Taxe de 3% sur les immeubles des Sociétés étrangères
Taxe 3%
L’Illusion de l’Exonération
Quand le Chalet de Montagne Devient un Mirage Fiscal
Il est des lois qui, sous couvert de rigueur, tissent des pièges où l’apparence se confond avec la réalité, où le contrat n’est plus qu’un parchemin sans âme, et où l’activité prétendue se dissout dans l’ombre des preuves insuffisantes. Tel est le sort réservé à la société suisse I, propriétaire indirecte d’un chalet alpin, dont l’ambition de se soustraire à la taxe de 3% sur les immeubles détenus en France s’est heurtée à l’intransigeance d’une administration fiscale et à la froideur des tribunaux.

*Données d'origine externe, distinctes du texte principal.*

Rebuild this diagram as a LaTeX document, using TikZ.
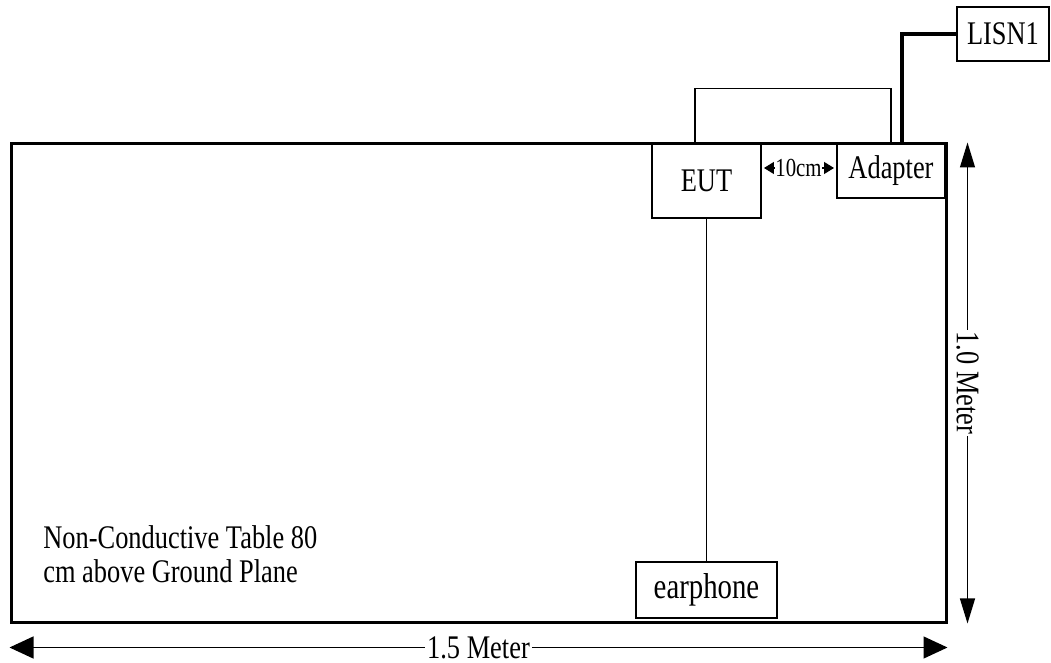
\documentclass[tikz,border=0pt]{standalone}
\usepackage{fontspec}
\setmainfont{Liberation Serif}[FakeStretch=0.8]
\usetikzlibrary{arrows.meta}

\begin{document}
\begin{tikzpicture}[x=0.5pt,y=-0.5pt,
        txt/.style={font=\fontsize{16.5}{17}\selectfont},
        box/.style={txt,draw,line width=0.65pt,inner sep=0pt},
        wire/.style={line width=0.65pt},
        power/.style={line width=1.7pt},
        dimh/.style={line width=0.65pt,{Triangle[length=12pt,width=11pt]}-{Triangle[length=12pt,width=11pt]}},
        dimv/.style={line width=0.65pt,{Triangle[length=12.5pt,width=7.5pt]}-{Triangle[length=12.5pt,width=7.5pt]}},
        gaptip/.style={line width=0.65pt,-{Triangle[length=5pt,width=6pt]}}]

    \useasboundingbox (0,0) rectangle (1051,663);

    % table and equipment
    \node[draw,line width=1.5pt,minimum width=467.5pt,minimum height=239pt,inner sep=0pt] (table) at (478.5,383) {};
    \node[box,minimum width=54.5pt,minimum height=37pt] (eut) at (706.5,181) {EUT};
    \node[box,minimum width=54pt,minimum height=27pt] (adapter) at (891,171) {Adapter};
    \node[box,minimum width=46pt,minimum height=27pt] (lisn) at (1003,34) {LISN1};
    \node[box,minimum width=70.5pt,minimum height=28pt,font=\fontsize{18}{18}\selectfont] (ear) at (706.5,590) {earphone};

    % cables
    \draw[wire] (eut.south) -- (ear.north);
    \draw[wire] ([xshift=-5.75pt]eut.north) -- ++(0,-55) -| (adapter.north);
    \draw[power] ([xshift=5.5pt]adapter.north) |- (lisn.west);

    % 10cm spacing
    \node[font=\fontsize{13}{13}\selectfont,inner sep=0pt] (gap) at (798.5,168) {10cm};
    \draw[gaptip] (gap.west) -- ++(-11,0);
    \draw[gaptip] (gap.east) -- ++(12,0);

    % dimensions
    \draw[dimh] ([yshift=-12pt]table.south west) -- ([yshift=-12pt]table.south east)
        node[midway,txt,fill=white,inner sep=1pt] (len) {1.5 Meter};
    \draw[dimv] ([xshift=10pt]table.north east) -- ([xshift=10pt]table.south east)
        node[midway,txt,fill=white,inner sep=1pt,rotate=-90] (wid) {1.0 Meter};

    \node[txt,anchor=base west,align=left,inner sep=0pt] (note) at (43,582)
        {Non-Conductive Table 80\\cm above Ground Plane};

\end{tikzpicture}
\end{document}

2 septembre 2025 - Cour d'Appel de Chambéry - RG n° 22/01976
Cette taxe, instaurée pour traquer les fortunes étrangères abritées derrière des structures opaques, frappe sans pitié les entités juridiques étrangères détentrices de biens immobiliers en France. Pourtant, le législateur, dans un geste de clémence apparente, a ménagé des exonérations – parmi lesquelles celle, précieuse, réservée aux actifs affectés à une activité professionnelle autre qu’immobilière.
Mais voici le piège : cette exonération n’est pas un droit, c’est une preuve à rapporter, un fardeau que le contribuable doit porter jusqu’à l’épuisement des arguments.
La société I, par l’entremise de sa filiale française Y, avait cru pouvoir invoquer l’activité para hôtelière du chalet. Un mandat de gestion confié à une société spécialisée, des factures d’entretien, des comptes annuels soigneusement tenus – autant de pièces brandies comme des boucliers contre l’assaut du fisc. Mais les juges, comme des alchimistes sceptiques, ont pesé ces preuves et les ont trouvées trop légères.
Le contrat de mandat, bien qu’élégant dans sa forme, n’était qu’une promesse sans chair.
Les factures de nettoyage ? Trop maigres pour un établissement se prétendant hôtelier – quelques vitres lavées, un ménage annuel, rien qui ne dépasse l’entretien minimal d’une location saisonnière.
Les prestations supplémentaires ? Absentes.
Pas de linge brodé aux initiales des clients, pas de fleurs dans les vases, pas de conciergerie empressée, pas même l’ombre d’un petit-déjeuner servi.
La piscine, le mobilier de luxe ? Des accessoires de standing, certes, mais qui ne transforment pas une location meublée en palace.
La Cour d’appel de Chambéry, dans un arrêt du 2 septembre 2025, a scellé le sort de la société suisse : « L’affectation professionnelle ne se décrète pas, elle se démontre. » Et de constater, impitoyable, que les éléments produits ne suffisaient pas à transsubstantier une simple location en une activité para hôtelière. Le chalet, malgré ses dorures, restait un bien immobilier, et non le théâtre d’une entreprise commerciale à part entière.
Ainsi, la taxe de 3% – soit 960 866 euros, majorations et intérêts compris – est tombée comme une lame, rappelant une vérité cruelle : en matière fiscale, l’intention ne vaut que par ses traces, et le mandat de gestion, aussi bien rédigé soit-il, n’est qu’un premier pas sur le chemin escarpé de l’exonération. Pour convaincre le fisc, il faut plus qu’un contrat : il faut l’épopée documentée d’une activité réelle, avec ses clients, ses services, ses dépenses tangibles. Sans cela, le contribuable étranger reste prisonnier d’un mirage juridique, où l’exonération, comme un horizon, recule à mesure qu’on croit s’en approcher.
Et le chalet, lui, continue de dominer les cimes, indifférent aux batailles fiscales qui se jouent dans les prétoires. Silencieux témoin d’une défaite où le droit, parfois, se mue en labyrinthe.